When I received this note below from my brother, I wept!!!
“… I did my laundry today … Gabriel Bebonbechem 13/05/2014 20:36.”
Frankly speaking, I felt so bad, not because I had never felt depressed enough not to even want to get out of bed, bathe or even talk to anyone, but because I realized how distorted my hero’s brain and thought pattern had become. I could identify with that feeling of ‘huge accomplishment’ after you had battled to even take that laundry to the washing machine and just dump it in there.
I must confess that some day, not to far ago (yes only last week), I did dump some laundry in there and just forgot about them until two days later. On another ocassion, I saw 1 pm meet me in bed, not asleep – but not finding it to get out of the ‘bad bed’.
And so what’s the big deal?
These episodes may be mild especially for those mentally challenged and ill who find even taking their meds, brushing their teeth, eating or refrain from eating – doing the mundane on a daily basis, an excruciating challenge.
When I read my lovely granny Jill’s memoir of her son David, one think that struck me was her determination to help her boy keep or stay neat. I am sure she understood that he just couldn’t do it anymore, and she even hired a help once or twice. Then she took it upon herself to go to his apartment on the agreed tuesday evenings – as she writes that they had agreed to do ‘cleaning’ of his apartment together. She says she ended up doing it all by herself and took his laundry back with her. Yes, this was an even bigger deal than my brother’s.
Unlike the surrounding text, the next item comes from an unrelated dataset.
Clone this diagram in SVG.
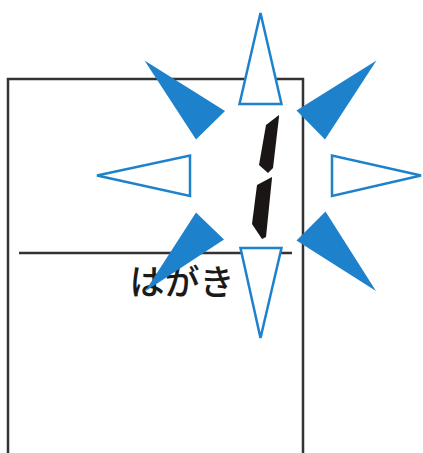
<svg xmlns="http://www.w3.org/2000/svg" width="423" height="453" viewBox="0 0 423 453">
<style>
.page{fill:none;stroke:#333;stroke-width:2.5}
.ray-o{fill:#fff;stroke:#1d82cb;stroke-width:2.5;stroke-linejoin:miter}
.ray-f{fill:#1d82cb}
.seg{fill:#1a1616}
.lbl{font-family:"Noto Sans CJK JP","Noto Sans CJK SC",sans-serif;font-size:35px;font-weight:500;fill:#1a1a1a}
</style>
<rect width="423" height="453" fill="#fff"/>
<g id="page">
<polyline class="page" points="8,460 8,79 303,79 303,460"/>
<line class="page" x1="19" y1="253" x2="292" y2="253"/>
</g>
<g id="label"><text class="lbl" x="182" y="295" text-anchor="middle">はがき</text></g>
<g id="digit">
<polygon class="seg" points="279,115 266,125 259,165 268,173 273,168 279,117"/>
<polygon class="seg" points="272,177 257,185 252,224 262,239 266,237 272,178"/>
</g>
<g id="rays">
<polygon class="ray-o" points="260.5,13 239.5,104 281.5,104"/>
<polygon class="ray-o" points="260.5,338 240.5,248 281.5,248"/>
<polygon class="ray-o" points="97,175.5 190,155.5 190,196"/>
<polygon class="ray-o" points="421,175.5 332,155.5 332,196"/>
<polygon class="ray-f" points="144.5,60.5 225,111 196,139.5"/>
<polygon class="ray-f" points="376.5,60.5 296.5,110.5 325,139.5"/>
<polygon class="ray-f" points="145,291.5 196,212.5 224,239.5"/>
<polygon class="ray-f" points="376,291 325.5,211.5 296.5,240.5"/>
</g>
</svg>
It is easy for those who have never had to face such a challenge or be a caregiver to a loved one going through such, to understand or even empathise. They are quick to remind you to ‘put a grip on yourself’, ‘pull yourself together’, ‘take care of your shit’ and what have you?
We see the people we often label ‘mad’, pulling their ‘gabs’ on the street, having the same outfit on since New Year’s eve whereas Christmas is already around the corner. They stench, irritate, embarass, and maybe get a nasty stare from us? Simpletons like that, how dare they even walk on the same streets right?
Many Families give up, they are helpless and hopeless. What resources do you have to feed yourselves before thinking on picking up and understanding such perilous care of a now mentally ill member? Has it boiled down to his not even able to bathe or do his laundry? No that’s not my son some may say.
I sincerely hope we do a lot of retrospection and take on resolutions. Yes, doing your laundry may be an uphill task for some. I once had a blogger friend in here whom I haven’t read from for long: She blogged over at paddling for Peace – but I just checked and they say the blog has been deleted. She once tracked her efforts to do her laundry and it took almost two weeks. I called her Pax and I always wished her to find peace.
Dear gentle readers and followers, maybe we can’t do much much but we sure can feel and wish others well. May we start there, and may caregivers not give up on their faith for their loved one even if they can no longer do their Laundry.